Exercise instructions – Copy all lines below containing "this".
____ Exercise material
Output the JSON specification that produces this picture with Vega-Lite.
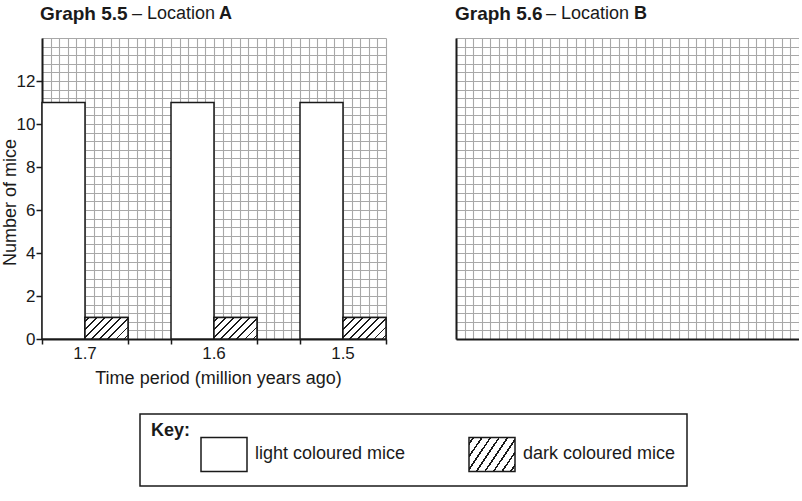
{
  "$schema": "https://vega.github.io/schema/vega-lite/v6.json",
  "padding": {"left": 1, "top": 5, "right": 0, "bottom": 0},
  "spacing": 68,
  "config": {
    "font": "Liberation Sans",
    "view": {"stroke": null},
    "text": {"color": "#1a1a1a"},
    "axis": {
      "labelColor": "#1a1a1a", "titleColor": "#1a1a1a", "labelFontSize": 17, "titleFontSize": 18,
      "titleFontWeight": "normal", "domainColor": "#1a1a1a", "domainWidth": 2, "tickColor": "#1a1a1a",
      "tickWidth": 1.5, "gridColor": "#a8a8a8", "gridWidth": 1.1, "gridOpacity": 1
    }
  },
  "data": {"values": [
    {"period": "1.7", "mice": "light coloured mice", "count": 11},
    {"period": "1.7", "mice": "dark coloured mice", "count": 1},
    {"period": "1.6", "mice": "light coloured mice", "count": 11},
    {"period": "1.6", "mice": "dark coloured mice", "count": 1},
    {"period": "1.5", "mice": "light coloured mice", "count": 11},
    {"period": "1.5", "mice": "dark coloured mice", "count": 1}
  ]},
  "hconcat": [
    {
      "width": 344, "height": 301,
      "resolve": {"scale": {"x": "independent"}, "axis": {"x": "independent"}},
      "layer": [
        {
          "layer": [
            {
              "data": {"values": [{"t": "Graph 5.5"}]},
              "mark": {"type": "text", "fontSize": 19, "fontWeight": "bold", "align": "left", "dx": -2, "dy": -24},
              "encoding": {
                "x": {"datum": 0, "type": "quantitative", "scale": {"domain": [0, 8]},
                  "axis": {"orient": "bottom", "values": [0,0.2,0.4,0.6,0.8,1,1.2,1.4,1.6,1.8,2,2.2,2.4,2.6,2.8,3,3.2,3.4,3.6,3.8,4,4.2,4.4,4.6,4.8,5,5.2,5.4,5.6,5.8,6,6.2,6.4,6.6,6.8,7,7.2,7.4,7.6,7.8,8],
                    "tickCount": 100, "grid": true, "labels": false, "title": null, "tickSize": 5,
                    "tickOpacity": {"condition": {"test": "indexof([0,2,3,5,6,8], datum.value) >= 0", "value": 1}, "value": 0}}},
                "y": {"datum": 14, "type": "quantitative", "scale": {"domain": [0, 14]},
                  "axis": {"values": [0,0.4,0.8,1.2,1.6,2,2.4,2.8,3.2,3.6,4,4.4,4.8,5.2,5.6,6,6.4,6.8,7.2,7.6,8,8.4,8.8,9.2,9.6,10,10.4,10.8,11.2,11.6,12,12.4,12.8,13.2,13.6,14],
                    "tickCount": 100, "grid": true, "labelExpr": "datum.value % 2 == 0 && datum.value <= 12 ? '' + datum.value : ''",
                    "labelOverlap": false, "labelFlush": false, "labelPadding": 1, "tickSize": 6,
                    "tickOpacity": {"condition": {"test": "datum.value % 2 == 0 && datum.value <= 12", "value": 1}, "value": 0},
                    "title": "Number of mice", "titlePadding": -3, "titleY": 164}},
                "text": {"field": "t"}
              }
            },
            {
              "data": {"values": [{"t": "– Location"}]},
              "mark": {"type": "text", "fontSize": 18, "fontWeight": "normal", "align": "left", "dx": 90, "dy": -24},
              "encoding": {
                "x": {"datum": 0, "type": "quantitative"},
                "y": {"datum": 14, "type": "quantitative"},
                "text": {"field": "t"}
              }
            },
            {
              "data": {"values": [{"t": "A"}]},
              "mark": {"type": "text", "fontSize": 18, "fontWeight": "bold", "align": "left", "dx": 177, "dy": -24},
              "encoding": {
                "x": {"datum": 0, "type": "quantitative"},
                "y": {"datum": 14, "type": "quantitative"},
                "text": {"field": "t"}
              }
            }
          ]
        },
        {
          "encoding": {
            "x": {"field": "period", "type": "nominal", "sort": ["1.7", "1.6", "1.5"],
              "scale": {"paddingInner": 0.3333333, "paddingOuter": 0},
              "axis": {"orient": "bottom", "title": "Time period (million years ago)", "ticks": false, "tickSize": 0,
                "domain": false, "labelAngle": 0, "labelPadding": 6, "titlePadding": 8, "titleX": 176}},
            "xOffset": {"field": "mice", "type": "nominal", "sort": ["light coloured mice", "dark coloured mice"],
              "scale": {"paddingInner": 0, "paddingOuter": 0}},
            "y": {"field": "count", "type": "quantitative", "title": "Number of mice", "scale": {"domain": [0, 14]}}
          },
          "layer": [
            {
              "mark": {"type": "bar", "stroke": "#1a1a1a", "strokeWidth": 1.5},
              "encoding": {
                "fill": {"field": "mice", "type": "nominal",
                  "scale": {"domain": ["light coloured mice", "dark coloured mice"], "range": ["#ffffff", "url(#gradient_0)"]},
                  "legend": {
                    "orient": "none", "legendX": 98, "legendY": 376,
                    "direction": "horizontal", "columns": 2,
                    "title": "Key:", "titleFontSize": 18, "titleFontWeight": "bold", "titleColor": "#1a1a1a",
                    "titleOrient": "left", "titleAnchor": "start", "titleBaseline": "line-top", "titleLineHeight": 12, "titlePadding": 9,
                    "labelFontSize": 18, "labelColor": "#1a1a1a", "labelOffset": 7, "labelLimit": 400,
                    "symbolType": "M-1,-0.522L1,-0.522L1,0.957L-1,0.957Z", "symbolSize": 2116,
                    "symbolStrokeColor": "#1a1a1a", "symbolStrokeWidth": 1.5, "symbolOpacity": 1,
                    "columnPadding": 60, "padding": 11, "strokeColor": "#1a1a1a", "cornerRadius": 0,
                    "encode": {
                      "legend": {"update": {"strokeWidth": {"value": 1.5}}},
                      "labels": {"update": {"dy": {"value": 5}}},
                      "symbols": {"update": {
                        "stroke": {"value": "#1a1a1a"},
                        "strokeWidth": {"value": 1.5},
                        "opacity": {"value": 1},
                        "fillOpacity": {"value": 1},
                        "strokeOpacity": {"value": 1}
                      }}
                    }
                  }
                }
              }
            },
            {
              "transform": [{"filter": "datum.mice == 'dark coloured mice'"}],
              "mark": {"type": "bar", "stroke": "#1a1a1a", "strokeWidth": 1.5,
                "fill": {"gradient": "linear", "x1": 0, "y1": 0, "x2": 1.2, "y2": 0.6, "stops": [
                  {"offset": 0, "color": "#ffffff"},
                  {"offset": 0.0485, "color": "#ffffff"}, {"offset": 0.0485, "color": "#1a1a1a"}, {"offset": 0.0765, "color": "#1a1a1a"}, {"offset": 0.0765, "color": "#ffffff"},
                  {"offset": 0.1735, "color": "#ffffff"}, {"offset": 0.1735, "color": "#1a1a1a"}, {"offset": 0.2015, "color": "#1a1a1a"}, {"offset": 0.2015, "color": "#ffffff"},
                  {"offset": 0.2985, "color": "#ffffff"}, {"offset": 0.2985, "color": "#1a1a1a"}, {"offset": 0.3265, "color": "#1a1a1a"}, {"offset": 0.3265, "color": "#ffffff"},
                  {"offset": 0.4235, "color": "#ffffff"}, {"offset": 0.4235, "color": "#1a1a1a"}, {"offset": 0.4515, "color": "#1a1a1a"}, {"offset": 0.4515, "color": "#ffffff"},
                  {"offset": 0.5485, "color": "#ffffff"}, {"offset": 0.5485, "color": "#1a1a1a"}, {"offset": 0.5765, "color": "#1a1a1a"}, {"offset": 0.5765, "color": "#ffffff"},
                  {"offset": 0.6735, "color": "#ffffff"}, {"offset": 0.6735, "color": "#1a1a1a"}, {"offset": 0.7015, "color": "#1a1a1a"}, {"offset": 0.7015, "color": "#ffffff"},
                  {"offset": 0.7985, "color": "#ffffff"}, {"offset": 0.7985, "color": "#1a1a1a"}, {"offset": 0.8265, "color": "#1a1a1a"}, {"offset": 0.8265, "color": "#ffffff"},
                  {"offset": 0.9235, "color": "#ffffff"}, {"offset": 0.9235, "color": "#1a1a1a"}, {"offset": 0.9515, "color": "#1a1a1a"}, {"offset": 0.9515, "color": "#ffffff"},
                  {"offset": 1, "color": "#ffffff"}
                ]}},
              "encoding": {}
            }
          ]
        }
      ]
    },
    {
      "width": 343, "height": 301,
      "layer": [
        {
          "data": {"values": [{"t": "Graph 5.6"}]},
          "mark": {"type": "text", "fontSize": 19, "fontWeight": "bold", "align": "left", "dx": -1, "dy": -24},
          "encoding": {
            "x": {"datum": 0, "type": "quantitative", "scale": {"domain": [0, 8]},
              "axis": {"orient": "bottom", "values": [0,0.2,0.4,0.6,0.8,1,1.2,1.4,1.6,1.8,2,2.2,2.4,2.6,2.8,3,3.2,3.4,3.6,3.8,4,4.2,4.4,4.6,4.8,5,5.2,5.4,5.6,5.8,6,6.2,6.4,6.6,6.8,7,7.2,7.4,7.6,7.8,8],
                "tickCount": 100, "grid": true, "labels": false, "ticks": false, "title": null}},
            "y": {"datum": 14, "type": "quantitative", "scale": {"domain": [0, 14]},
              "axis": {"values": [0,0.4,0.8,1.2,1.6,2,2.4,2.8,3.2,3.6,4,4.4,4.8,5.2,5.6,6,6.4,6.8,7.2,7.6,8,8.4,8.8,9.2,9.6,10,10.4,10.8,11.2,11.6,12,12.4,12.8,13.2,13.6,14],
                "tickCount": 100, "grid": true, "labels": false, "ticks": false, "title": null}},
            "text": {"field": "t"}
          }
        },
        {
          "data": {"values": [{"t": "– Location"}]},
          "mark": {"type": "text", "fontSize": 18, "fontWeight": "normal", "align": "left", "dx": 90, "dy": -24},
          "encoding": {
            "x": {"datum": 0, "type": "quantitative"},
            "y": {"datum": 14, "type": "quantitative"},
            "text": {"field": "t"}
          }
        },
        {
          "data": {"values": [{"t": "B"}]},
          "mark": {"type": "text", "fontSize": 18, "fontWeight": "bold", "align": "left", "dx": 178, "dy": -24},
          "encoding": {
            "x": {"datum": 0, "type": "quantitative"},
            "y": {"datum": 14, "type": "quantitative"},
            "text": {"field": "t"}
          }
        }
      ]
    }
  ]
}
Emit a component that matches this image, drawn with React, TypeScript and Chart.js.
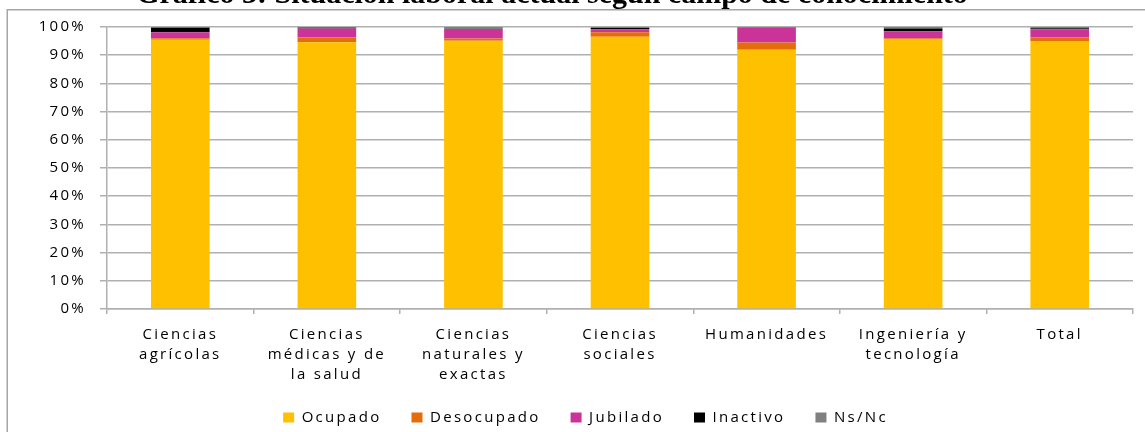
import React, { useEffect, useRef } from "react";
import { Chart, registerables } from "chart.js";

Chart.register(...registerables);

const chartTitle = "Gráfico 3: Situación laboral actual según campo de conocimiento";

const categories: string[][] = [
  ["Ciencias", "agrícolas"],
  ["Ciencias", "médicas y de", "la salud"],
  ["Ciencias", "naturales y", "exactas"],
  ["Ciencias", "sociales"],
  ["Humanidades"],
  ["Ingeniería y", "tecnología"],
  ["Total"],
];

const ocupado = [95.5, 94.6, 95.1, 96.5, 91.9, 95.6, 95.0];
const desocupado = [0.5, 1.7, 0.8, 1.6, 2.6, 0.4, 1.3];
const jubilado = [2.1, 3.2, 3.4, 1.1, 5.4, 2.5, 2.9];
const inactivo = [1.6, 0.2, 0.0, 0.45, 0.0, 1.0, 0.4];
const nsnc = [0.3, 0.3, 0.7, 0.35, 0.1, 0.5, 0.4];

const seriesNames = ["Ocupado", "Desocupado", "Jubilado", "Inactivo", "Ns/Nc"];
const seriesColors = ["#FFC000", "#E46C0A", "#CC3399", "#000000", "#808080"];
const seriesValues = [ocupado, desocupado, jubilado, inactivo, nsnc];

const yMin = 0;
const yMax = 100;
const yStep = 10;

const LETTER_SPACING = "2.3px";
const GRID = "#b0b0b0";
const labelFont = { family: "'Open Sans', sans-serif", size: 15 };

const decorPlugin = {
  id: "decor",
  beforeLayout(chart: any) {
    chart.ctx.letterSpacing = LETTER_SPACING;
  },
  beforeDraw(chart: any) {
    const ctx = chart.ctx;
    ctx.letterSpacing = LETTER_SPACING;
    ctx.save();
    ctx.fillStyle = "#ffffff";
    ctx.fillRect(0, 0, chart.width, chart.height);
    ctx.strokeStyle = "#a6a6a6";
    ctx.lineWidth = 1.5;
    ctx.strokeRect(7.25, 9.75, 1400, 800);
    ctx.restore();
  },
  afterDraw(chart: any) {
    const ctx = chart.ctx;
    ctx.save();
    ctx.letterSpacing = "0px";
    ctx.font = "bold 30px 'Liberation Serif', serif";
    ctx.fillStyle = "#000000";
    ctx.textAlign = "center";
    ctx.textBaseline = "alphabetic";
    ctx.fillText(chartTitle, 552, 3);
    ctx.restore();
  },
};

export default function App() {
  const canvasRef = useRef<HTMLCanvasElement | null>(null);

  useEffect(() => {
    if (!canvasRef.current) return;
    const chart = new Chart(canvasRef.current, {
      type: "bar",
      data: {
        labels: categories,
        datasets: seriesNames.map((name, i) => ({
          label: name,
          data: seriesValues[i],
          backgroundColor: seriesColors[i],
          borderWidth: 0,
          barPercentage: 0.4,
          categoryPercentage: 1.0,
        })),
      },
      options: {
        responsive: false,
        animation: false,
        devicePixelRatio: 1,
        layout: { padding: { left: 38, right: 12, top: 27, bottom: -3 } },
        plugins: {
          legend: {
            position: "bottom",
            labels: {
              boxWidth: 11,
              boxHeight: 10,
              padding: 30,
              color: "#000000",
              font: labelFont,
            },
          },
          tooltip: { enabled: false },
          title: { display: false },
        },
        scales: {
          x: {
            stacked: true,
            grid: {
              display: true,
              drawOnChartArea: false,
              drawTicks: true,
              tickLength: 5,
              color: GRID,
              lineWidth: 1.5,
              offset: true,
            },
            border: { color: GRID, width: 1.5 },
            ticks: {
              color: "#000000",
              font: { ...labelFont, lineHeight: 20 / 15 },
              padding: 11,
              maxRotation: 0,
              autoSkip: false,
            },
            afterFit: (s: any) => {
              s.height = 71;
            },
          },
          y: {
            stacked: true,
            min: yMin,
            max: yMax,
            ticks: {
              stepSize: yStep,
              callback: (v: any) => v + "%",
              padding: 14,
              color: "#000000",
              font: labelFont,
            },
            grid: {
              color: GRID,
              lineWidth: 1.5,
              tickLength: 7,
              drawTicks: true,
            },
            border: { color: GRID, width: 1.5 },
            afterFit: (s: any) => {
              s.width = 69;
            },
          },
        },
      },
      plugins: [decorPlugin],
    });
    return () => chart.destroy();
  }, []);

  return (
    <div style={{ position: "fixed", left: 0, top: 0, width: 1145, height: 432, background: "#fff" }}>
      <canvas ref={canvasRef} width={1145} height={432} style={{ width: 1145, height: 432, display: "block" }} />
    </div>
  );
}
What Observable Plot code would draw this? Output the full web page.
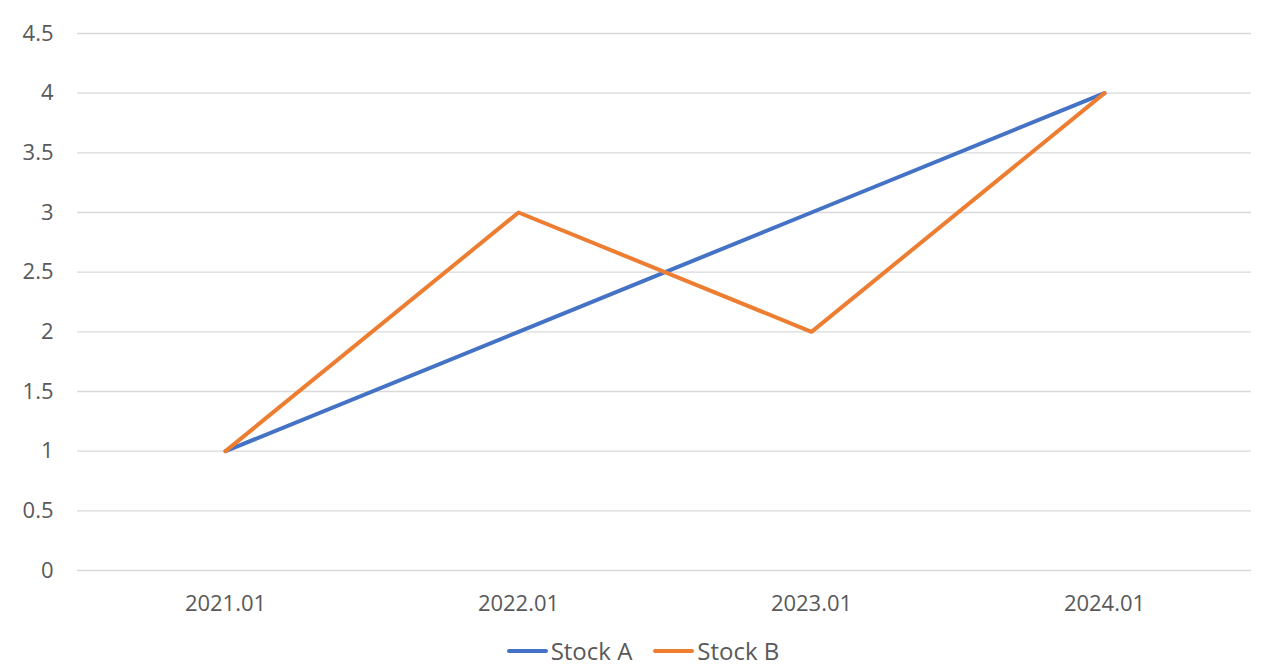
________
Exercise output –
Output the JSON specification that produces this picture with Vega-Lite.
Emit a component that matches this image, drawn with React, TypeScript and Chart.js.
What Observable Plot code would draw this? Output the full web page.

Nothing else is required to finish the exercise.